THE PROBLEM
The listing below begins with the first line you should copy; stop after the line containing "from bokeh.resources import INLINE", and drop every picture.

ROWS

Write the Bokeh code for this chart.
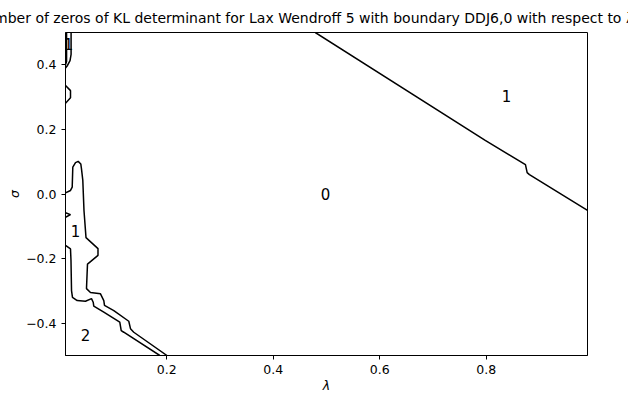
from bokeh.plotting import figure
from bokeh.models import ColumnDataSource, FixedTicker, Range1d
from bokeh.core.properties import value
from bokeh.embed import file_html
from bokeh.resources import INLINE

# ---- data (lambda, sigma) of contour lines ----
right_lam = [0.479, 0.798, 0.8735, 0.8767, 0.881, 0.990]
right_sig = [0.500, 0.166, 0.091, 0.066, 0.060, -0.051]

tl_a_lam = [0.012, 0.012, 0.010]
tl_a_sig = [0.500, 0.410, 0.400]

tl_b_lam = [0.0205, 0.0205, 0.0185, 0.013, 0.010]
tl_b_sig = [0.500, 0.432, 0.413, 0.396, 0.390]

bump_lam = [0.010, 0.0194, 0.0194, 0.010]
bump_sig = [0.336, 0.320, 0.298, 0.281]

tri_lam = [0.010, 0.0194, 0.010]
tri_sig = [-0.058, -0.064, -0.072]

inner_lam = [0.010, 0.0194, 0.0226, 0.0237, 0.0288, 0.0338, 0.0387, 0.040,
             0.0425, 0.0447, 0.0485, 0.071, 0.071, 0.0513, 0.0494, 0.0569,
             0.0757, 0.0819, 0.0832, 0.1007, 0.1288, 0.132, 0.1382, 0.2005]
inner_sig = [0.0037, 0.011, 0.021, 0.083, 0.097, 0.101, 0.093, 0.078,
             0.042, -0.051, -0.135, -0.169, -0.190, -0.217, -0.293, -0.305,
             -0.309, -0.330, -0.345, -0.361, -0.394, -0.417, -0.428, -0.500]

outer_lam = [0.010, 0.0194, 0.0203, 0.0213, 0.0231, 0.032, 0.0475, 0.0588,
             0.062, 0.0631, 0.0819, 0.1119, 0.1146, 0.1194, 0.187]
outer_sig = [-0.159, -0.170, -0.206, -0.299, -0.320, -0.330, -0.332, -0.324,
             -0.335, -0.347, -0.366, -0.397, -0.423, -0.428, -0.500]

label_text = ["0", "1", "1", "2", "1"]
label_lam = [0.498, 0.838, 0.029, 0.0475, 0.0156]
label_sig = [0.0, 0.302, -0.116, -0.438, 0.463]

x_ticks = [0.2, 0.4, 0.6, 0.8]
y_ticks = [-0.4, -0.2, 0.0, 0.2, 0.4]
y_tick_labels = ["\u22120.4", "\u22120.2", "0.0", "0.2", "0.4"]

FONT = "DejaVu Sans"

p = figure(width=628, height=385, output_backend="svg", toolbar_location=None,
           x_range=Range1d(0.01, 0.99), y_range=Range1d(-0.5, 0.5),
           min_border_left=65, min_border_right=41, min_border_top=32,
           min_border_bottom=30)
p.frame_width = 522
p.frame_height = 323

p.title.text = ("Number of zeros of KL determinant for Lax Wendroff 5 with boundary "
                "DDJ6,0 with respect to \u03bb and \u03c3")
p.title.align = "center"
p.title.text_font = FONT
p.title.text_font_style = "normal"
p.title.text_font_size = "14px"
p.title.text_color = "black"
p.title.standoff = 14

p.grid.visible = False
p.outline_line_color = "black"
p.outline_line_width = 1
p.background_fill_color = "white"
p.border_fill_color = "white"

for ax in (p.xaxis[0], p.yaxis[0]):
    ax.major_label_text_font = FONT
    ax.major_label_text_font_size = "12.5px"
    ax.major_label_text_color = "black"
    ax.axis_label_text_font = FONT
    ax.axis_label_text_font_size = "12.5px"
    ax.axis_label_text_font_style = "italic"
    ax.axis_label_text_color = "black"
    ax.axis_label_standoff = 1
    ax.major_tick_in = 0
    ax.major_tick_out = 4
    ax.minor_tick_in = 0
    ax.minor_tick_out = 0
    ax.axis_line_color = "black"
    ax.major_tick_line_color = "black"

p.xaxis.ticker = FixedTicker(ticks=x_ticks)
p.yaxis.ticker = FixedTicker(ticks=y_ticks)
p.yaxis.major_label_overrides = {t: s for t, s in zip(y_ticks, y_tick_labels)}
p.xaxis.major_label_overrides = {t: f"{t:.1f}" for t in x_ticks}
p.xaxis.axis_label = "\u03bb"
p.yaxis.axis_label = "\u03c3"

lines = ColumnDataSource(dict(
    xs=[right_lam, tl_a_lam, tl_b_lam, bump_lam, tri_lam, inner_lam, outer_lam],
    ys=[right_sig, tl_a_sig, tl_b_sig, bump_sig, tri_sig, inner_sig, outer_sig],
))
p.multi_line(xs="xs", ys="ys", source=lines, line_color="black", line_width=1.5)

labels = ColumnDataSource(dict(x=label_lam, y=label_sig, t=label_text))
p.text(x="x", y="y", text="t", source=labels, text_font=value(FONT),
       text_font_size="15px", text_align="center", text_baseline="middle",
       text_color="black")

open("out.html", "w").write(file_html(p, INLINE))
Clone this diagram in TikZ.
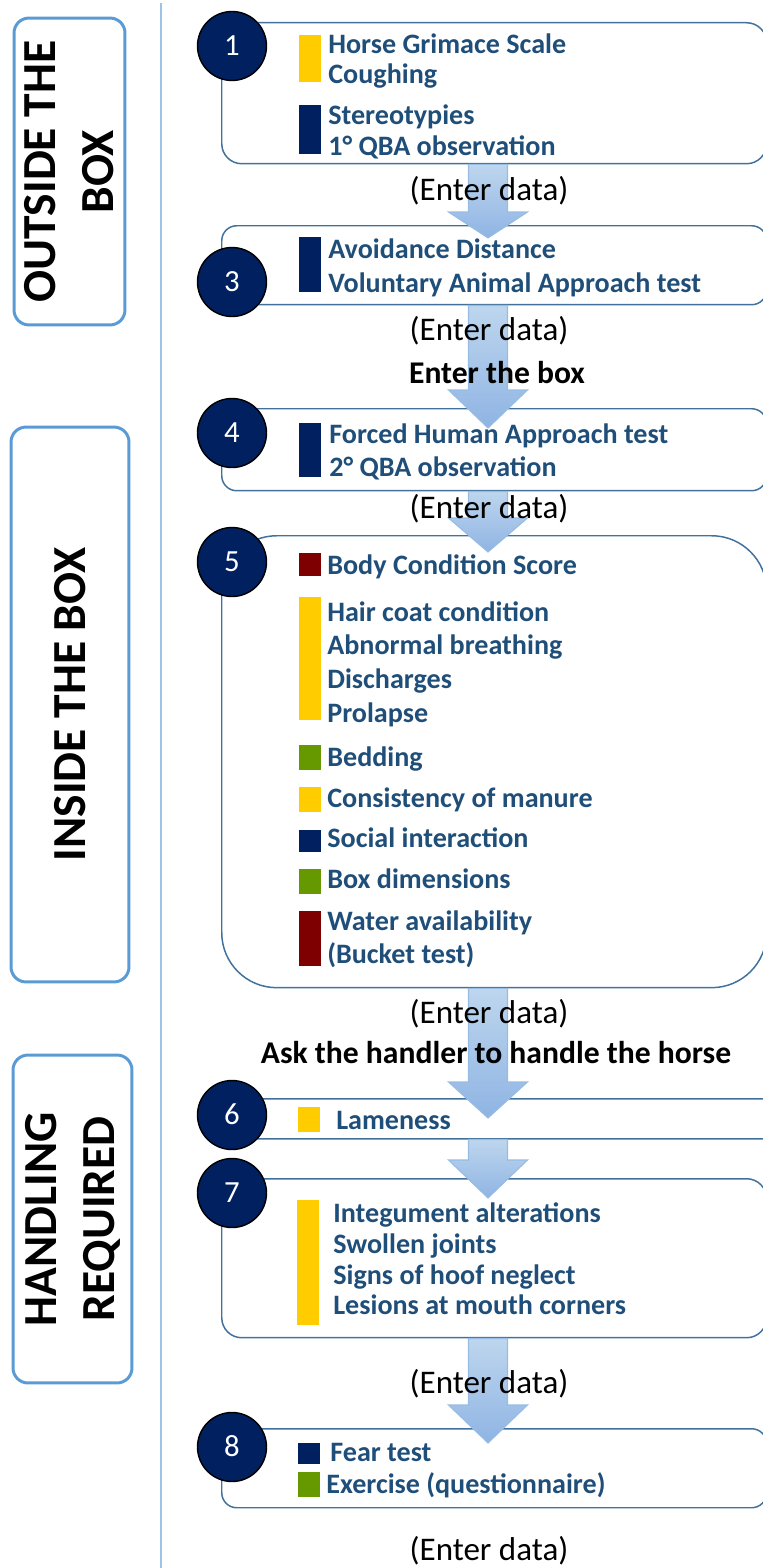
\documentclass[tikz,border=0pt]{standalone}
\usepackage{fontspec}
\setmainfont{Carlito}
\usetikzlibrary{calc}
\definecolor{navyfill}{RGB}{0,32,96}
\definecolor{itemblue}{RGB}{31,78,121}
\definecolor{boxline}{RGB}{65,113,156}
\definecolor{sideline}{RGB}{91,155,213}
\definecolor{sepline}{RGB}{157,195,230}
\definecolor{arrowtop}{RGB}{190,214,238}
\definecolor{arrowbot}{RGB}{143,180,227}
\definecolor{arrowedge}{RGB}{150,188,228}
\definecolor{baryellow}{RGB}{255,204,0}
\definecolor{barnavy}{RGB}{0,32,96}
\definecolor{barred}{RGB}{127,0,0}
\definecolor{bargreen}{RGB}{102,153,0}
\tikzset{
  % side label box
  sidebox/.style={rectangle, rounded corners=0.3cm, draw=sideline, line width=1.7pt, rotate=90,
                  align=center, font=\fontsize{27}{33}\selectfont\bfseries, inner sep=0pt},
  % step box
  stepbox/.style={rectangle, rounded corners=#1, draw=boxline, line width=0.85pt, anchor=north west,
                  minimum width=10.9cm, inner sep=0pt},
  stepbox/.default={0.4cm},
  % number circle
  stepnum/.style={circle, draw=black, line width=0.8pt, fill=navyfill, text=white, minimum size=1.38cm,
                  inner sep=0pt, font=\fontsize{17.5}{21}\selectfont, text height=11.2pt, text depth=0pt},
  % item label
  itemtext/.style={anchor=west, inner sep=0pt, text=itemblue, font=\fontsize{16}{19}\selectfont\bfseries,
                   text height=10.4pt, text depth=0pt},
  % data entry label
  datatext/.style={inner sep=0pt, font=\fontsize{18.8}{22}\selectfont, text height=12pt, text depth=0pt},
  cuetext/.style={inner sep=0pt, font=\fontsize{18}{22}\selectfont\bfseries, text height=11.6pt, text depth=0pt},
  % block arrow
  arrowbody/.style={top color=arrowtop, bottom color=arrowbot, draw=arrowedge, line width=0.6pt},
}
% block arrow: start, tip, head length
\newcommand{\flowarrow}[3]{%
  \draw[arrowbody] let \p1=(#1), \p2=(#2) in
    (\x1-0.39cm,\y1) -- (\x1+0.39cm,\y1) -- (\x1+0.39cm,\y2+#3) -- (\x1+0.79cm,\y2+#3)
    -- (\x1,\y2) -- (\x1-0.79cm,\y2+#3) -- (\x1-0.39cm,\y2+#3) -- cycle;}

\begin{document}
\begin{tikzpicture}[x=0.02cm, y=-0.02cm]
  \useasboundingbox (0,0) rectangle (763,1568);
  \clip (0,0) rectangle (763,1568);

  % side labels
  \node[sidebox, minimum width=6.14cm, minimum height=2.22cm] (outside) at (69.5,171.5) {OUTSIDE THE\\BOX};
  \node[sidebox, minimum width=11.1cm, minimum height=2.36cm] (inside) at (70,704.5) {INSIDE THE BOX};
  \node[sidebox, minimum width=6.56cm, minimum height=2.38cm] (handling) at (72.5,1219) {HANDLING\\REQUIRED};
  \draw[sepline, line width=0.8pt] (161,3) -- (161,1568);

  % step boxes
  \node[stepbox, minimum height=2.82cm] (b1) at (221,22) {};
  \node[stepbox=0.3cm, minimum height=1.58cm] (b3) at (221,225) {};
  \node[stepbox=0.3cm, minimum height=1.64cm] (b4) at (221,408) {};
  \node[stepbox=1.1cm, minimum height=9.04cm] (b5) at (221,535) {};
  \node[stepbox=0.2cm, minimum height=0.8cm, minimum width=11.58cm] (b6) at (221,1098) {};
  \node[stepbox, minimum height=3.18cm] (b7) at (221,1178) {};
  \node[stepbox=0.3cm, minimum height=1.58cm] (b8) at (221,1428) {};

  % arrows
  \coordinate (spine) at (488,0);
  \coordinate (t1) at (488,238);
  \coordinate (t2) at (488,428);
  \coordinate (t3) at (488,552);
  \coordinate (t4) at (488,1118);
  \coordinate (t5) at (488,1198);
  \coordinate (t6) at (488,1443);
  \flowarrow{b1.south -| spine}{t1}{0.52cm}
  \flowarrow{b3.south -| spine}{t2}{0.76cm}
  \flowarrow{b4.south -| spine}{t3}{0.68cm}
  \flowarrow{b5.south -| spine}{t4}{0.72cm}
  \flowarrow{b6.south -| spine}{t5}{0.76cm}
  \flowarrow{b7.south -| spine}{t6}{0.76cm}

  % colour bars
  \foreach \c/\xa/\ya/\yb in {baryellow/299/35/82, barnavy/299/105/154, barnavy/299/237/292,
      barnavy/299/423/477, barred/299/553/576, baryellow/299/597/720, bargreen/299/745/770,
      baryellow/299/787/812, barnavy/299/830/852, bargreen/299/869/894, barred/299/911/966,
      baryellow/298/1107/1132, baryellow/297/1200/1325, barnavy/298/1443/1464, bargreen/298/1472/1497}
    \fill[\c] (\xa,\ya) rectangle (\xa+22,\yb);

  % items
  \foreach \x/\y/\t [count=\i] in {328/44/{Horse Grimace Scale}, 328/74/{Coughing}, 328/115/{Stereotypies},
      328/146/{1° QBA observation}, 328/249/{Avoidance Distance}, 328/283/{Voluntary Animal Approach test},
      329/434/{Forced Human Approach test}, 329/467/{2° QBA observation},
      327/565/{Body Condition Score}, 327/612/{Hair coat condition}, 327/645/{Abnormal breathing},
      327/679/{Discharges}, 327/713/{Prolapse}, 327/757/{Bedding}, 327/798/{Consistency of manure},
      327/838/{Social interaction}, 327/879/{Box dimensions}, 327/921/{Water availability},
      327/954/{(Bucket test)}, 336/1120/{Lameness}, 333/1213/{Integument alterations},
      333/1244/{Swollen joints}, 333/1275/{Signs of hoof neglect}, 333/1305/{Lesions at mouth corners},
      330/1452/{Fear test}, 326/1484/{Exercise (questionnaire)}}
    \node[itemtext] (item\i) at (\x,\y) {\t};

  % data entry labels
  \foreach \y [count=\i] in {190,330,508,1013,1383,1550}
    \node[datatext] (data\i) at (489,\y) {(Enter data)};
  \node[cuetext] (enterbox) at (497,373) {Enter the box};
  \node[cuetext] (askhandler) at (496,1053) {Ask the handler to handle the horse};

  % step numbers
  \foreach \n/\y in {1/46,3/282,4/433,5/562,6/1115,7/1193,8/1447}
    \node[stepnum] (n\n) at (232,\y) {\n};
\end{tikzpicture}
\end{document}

TASK ANSWER
Write the Bokeh code for this chart.
from bokeh.plotting import figure
from bokeh.models import ColumnDataSource, FixedTicker, Range1d
from bokeh.core.properties import value
from bokeh.embed import file_html
from bokeh.resources import INLINE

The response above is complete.